PROVIDED MATERIAL:
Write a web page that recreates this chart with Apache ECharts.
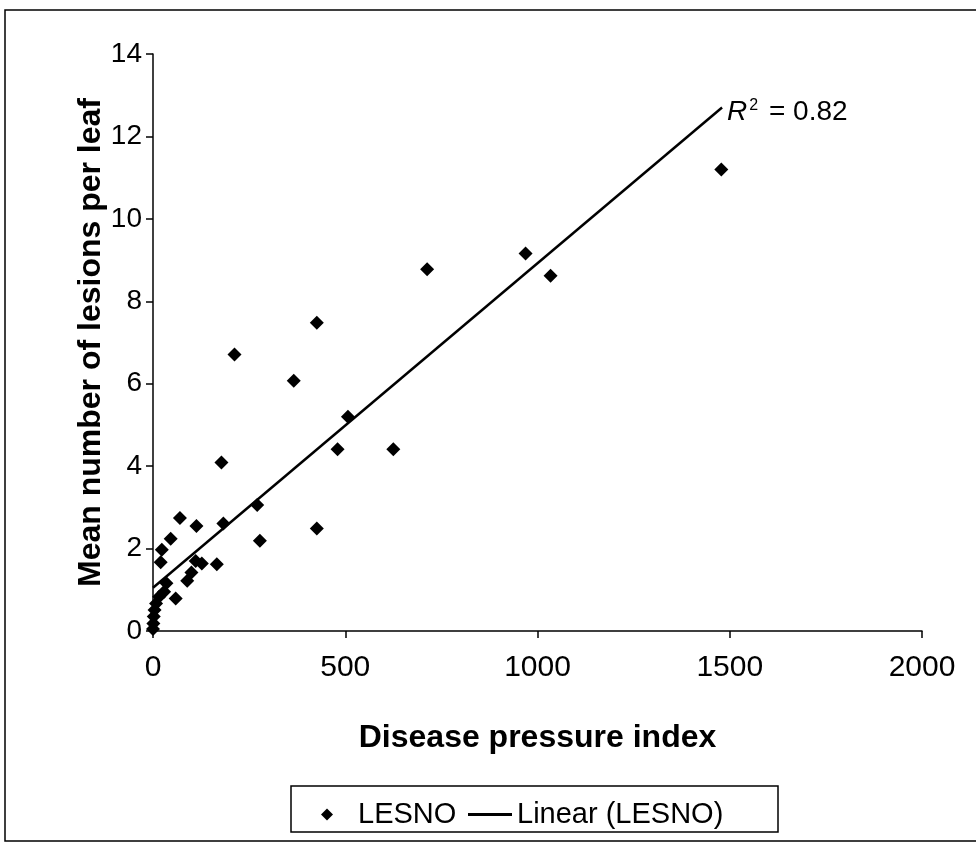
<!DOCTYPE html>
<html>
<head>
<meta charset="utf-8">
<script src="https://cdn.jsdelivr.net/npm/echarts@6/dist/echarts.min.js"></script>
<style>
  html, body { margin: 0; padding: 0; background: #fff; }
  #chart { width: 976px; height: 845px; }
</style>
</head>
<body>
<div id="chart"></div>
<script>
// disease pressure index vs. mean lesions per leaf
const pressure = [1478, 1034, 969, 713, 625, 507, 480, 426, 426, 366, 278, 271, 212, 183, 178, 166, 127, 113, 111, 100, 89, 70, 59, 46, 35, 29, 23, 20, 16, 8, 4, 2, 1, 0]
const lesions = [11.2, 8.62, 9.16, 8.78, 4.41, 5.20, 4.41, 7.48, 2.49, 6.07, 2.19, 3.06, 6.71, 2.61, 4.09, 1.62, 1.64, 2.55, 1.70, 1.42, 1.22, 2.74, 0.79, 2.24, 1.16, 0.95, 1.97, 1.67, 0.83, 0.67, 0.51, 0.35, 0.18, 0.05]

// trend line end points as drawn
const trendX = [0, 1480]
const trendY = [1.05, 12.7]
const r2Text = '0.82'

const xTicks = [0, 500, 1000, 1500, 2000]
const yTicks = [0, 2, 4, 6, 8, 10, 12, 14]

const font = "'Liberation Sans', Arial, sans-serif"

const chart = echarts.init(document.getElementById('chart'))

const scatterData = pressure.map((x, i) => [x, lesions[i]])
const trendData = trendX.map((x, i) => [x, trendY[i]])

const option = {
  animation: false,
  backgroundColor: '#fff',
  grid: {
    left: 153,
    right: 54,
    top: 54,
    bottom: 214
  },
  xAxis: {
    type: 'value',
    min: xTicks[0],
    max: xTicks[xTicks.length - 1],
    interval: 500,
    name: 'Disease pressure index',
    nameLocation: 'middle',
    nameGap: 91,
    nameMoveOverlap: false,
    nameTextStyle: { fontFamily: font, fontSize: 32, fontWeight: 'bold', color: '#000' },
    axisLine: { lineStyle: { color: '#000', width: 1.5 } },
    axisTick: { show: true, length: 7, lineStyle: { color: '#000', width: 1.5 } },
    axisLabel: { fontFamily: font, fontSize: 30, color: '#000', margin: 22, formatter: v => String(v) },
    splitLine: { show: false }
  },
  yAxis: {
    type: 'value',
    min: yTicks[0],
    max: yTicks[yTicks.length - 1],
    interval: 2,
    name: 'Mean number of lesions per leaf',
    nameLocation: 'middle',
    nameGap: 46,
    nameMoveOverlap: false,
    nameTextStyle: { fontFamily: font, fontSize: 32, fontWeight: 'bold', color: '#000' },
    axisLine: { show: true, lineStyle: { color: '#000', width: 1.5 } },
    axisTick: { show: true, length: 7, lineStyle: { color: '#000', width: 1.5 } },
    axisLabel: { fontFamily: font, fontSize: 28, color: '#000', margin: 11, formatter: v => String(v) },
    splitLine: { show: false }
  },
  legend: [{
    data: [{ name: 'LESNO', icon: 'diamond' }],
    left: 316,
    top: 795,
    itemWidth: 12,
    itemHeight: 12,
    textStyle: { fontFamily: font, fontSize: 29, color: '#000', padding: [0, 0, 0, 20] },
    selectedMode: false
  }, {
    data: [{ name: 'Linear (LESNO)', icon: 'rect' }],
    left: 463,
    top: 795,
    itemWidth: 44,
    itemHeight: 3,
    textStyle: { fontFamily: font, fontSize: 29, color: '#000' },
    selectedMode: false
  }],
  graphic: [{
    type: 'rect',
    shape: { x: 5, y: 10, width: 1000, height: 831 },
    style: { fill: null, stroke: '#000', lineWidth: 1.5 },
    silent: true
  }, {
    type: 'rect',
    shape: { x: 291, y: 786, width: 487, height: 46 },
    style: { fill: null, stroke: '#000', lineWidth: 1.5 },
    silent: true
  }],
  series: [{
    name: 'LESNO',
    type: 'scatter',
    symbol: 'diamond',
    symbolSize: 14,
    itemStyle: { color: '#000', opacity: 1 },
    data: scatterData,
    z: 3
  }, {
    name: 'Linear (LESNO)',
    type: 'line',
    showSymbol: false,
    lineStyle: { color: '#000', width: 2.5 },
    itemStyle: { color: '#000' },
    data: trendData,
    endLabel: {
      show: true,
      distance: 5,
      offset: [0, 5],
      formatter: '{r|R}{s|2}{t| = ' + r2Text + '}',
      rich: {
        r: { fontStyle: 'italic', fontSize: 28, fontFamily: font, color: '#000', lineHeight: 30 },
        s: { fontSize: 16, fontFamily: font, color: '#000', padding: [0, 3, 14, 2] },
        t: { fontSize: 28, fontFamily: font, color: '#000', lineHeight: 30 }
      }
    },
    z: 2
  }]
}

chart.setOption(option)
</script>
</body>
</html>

WHAT IS REQUIRED: Copy the listing in full and without alteration, omitting every picture.

THE REPLY:
Write a web page that recreates this chart with Apache ECharts.
<!DOCTYPE html>
<html>
<head>
<meta charset="utf-8">
<script src="https://cdn.jsdelivr.net/npm/echarts@6/dist/echarts.min.js"></script>
<style>
  html, body { margin: 0; padding: 0; background: #fff; }
  #chart { width: 976px; height: 845px; }
</style>
</head>
<body>
<div id="chart"></div>
<script>
// disease pressure index vs. mean lesions per leaf
const pressure = [1478, 1034, 969, 713, 625, 507, 480, 426, 426, 366, 278, 271, 212, 183, 178, 166, 127, 113, 111, 100, 89, 70, 59, 46, 35, 29, 23, 20, 16, 8, 4, 2, 1, 0]
const lesions = [11.2, 8.62, 9.16, 8.78, 4.41, 5.20, 4.41, 7.48, 2.49, 6.07, 2.19, 3.06, 6.71, 2.61, 4.09, 1.62, 1.64, 2.55, 1.70, 1.42, 1.22, 2.74, 0.79, 2.24, 1.16, 0.95, 1.97, 1.67, 0.83, 0.67, 0.51, 0.35, 0.18, 0.05]

// trend line end points as drawn
const trendX = [0, 1480]
const trendY = [1.05, 12.7]
const r2Text = '0.82'

const xTicks = [0, 500, 1000, 1500, 2000]
const yTicks = [0, 2, 4, 6, 8, 10, 12, 14]

const font = "'Liberation Sans', Arial, sans-serif"

const chart = echarts.init(document.getElementById('chart'))

const scatterData = pressure.map((x, i) => [x, lesions[i]])
const trendData = trendX.map((x, i) => [x, trendY[i]])

const option = {
  animation: false,
  backgroundColor: '#fff',
  grid: {
    left: 153,
    right: 54,
    top: 54,
    bottom: 214
  },
  xAxis: {
    type: 'value',
    min: xTicks[0],
    max: xTicks[xTicks.length - 1],
    interval: 500,
    name: 'Disease pressure index',
    nameLocation: 'middle',
    nameGap: 91,
    nameMoveOverlap: false,
    nameTextStyle: { fontFamily: font, fontSize: 32, fontWeight: 'bold', color: '#000' },
    axisLine: { lineStyle: { color: '#000', width: 1.5 } },
    axisTick: { show: true, length: 7, lineStyle: { color: '#000', width: 1.5 } },
    axisLabel: { fontFamily: font, fontSize: 30, color: '#000', margin: 22, formatter: v => String(v) },
    splitLine: { show: false }
  },
  yAxis: {
    type: 'value',
    min: yTicks[0],
    max: yTicks[yTicks.length - 1],
    interval: 2,
    name: 'Mean number of lesions per leaf',
    nameLocation: 'middle',
    nameGap: 46,
    nameMoveOverlap: false,
    nameTextStyle: { fontFamily: font, fontSize: 32, fontWeight: 'bold', color: '#000' },
    axisLine: { show: true, lineStyle: { color: '#000', width: 1.5 } },
    axisTick: { show: true, length: 7, lineStyle: { color: '#000', width: 1.5 } },
    axisLabel: { fontFamily: font, fontSize: 28, color: '#000', margin: 11, formatter: v => String(v) },
    splitLine: { show: false }
  },
  legend: [{
    data: [{ name: 'LESNO', icon: 'diamond' }],
    left: 316,
    top: 795,
    itemWidth: 12,
    itemHeight: 12,
    textStyle: { fontFamily: font, fontSize: 29, color: '#000', padding: [0, 0, 0, 20] },
    selectedMode: false
  }, {
    data: [{ name: 'Linear (LESNO)', icon: 'rect' }],
    left: 463,
    top: 795,
    itemWidth: 44,
    itemHeight: 3,
    textStyle: { fontFamily: font, fontSize: 29, color: '#000' },
    selectedMode: false
  }],
  graphic: [{
    type: 'rect',
    shape: { x: 5, y: 10, width: 1000, height: 831 },
    style: { fill: null, stroke: '#000', lineWidth: 1.5 },
    silent: true
  }, {
    type: 'rect',
    shape: { x: 291, y: 786, width: 487, height: 46 },
    style: { fill: null, stroke: '#000', lineWidth: 1.5 },
    silent: true
  }],
  series: [{
    name: 'LESNO',
    type: 'scatter',
    symbol: 'diamond',
    symbolSize: 14,
    itemStyle: { color: '#000', opacity: 1 },
    data: scatterData,
    z: 3
  }, {
    name: 'Linear (LESNO)',
    type: 'line',
    showSymbol: false,
    lineStyle: { color: '#000', width: 2.5 },
    itemStyle: { color: '#000' },
    data: trendData,
    endLabel: {
      show: true,
      distance: 5,
      offset: [0, 5],
      formatter: '{r|R}{s|2}{t| = ' + r2Text + '}',
      rich: {
        r: { fontStyle: 'italic', fontSize: 28, fontFamily: font, color: '#000', lineHeight: 30 },
        s: { fontSize: 16, fontFamily: font, color: '#000', padding: [0, 3, 14, 2] },
        t: { fontSize: 28, fontFamily: font, color: '#000', lineHeight: 30 }
      }
    },
    z: 2
  }]
}

chart.setOption(option)
</script>
</body>
</html>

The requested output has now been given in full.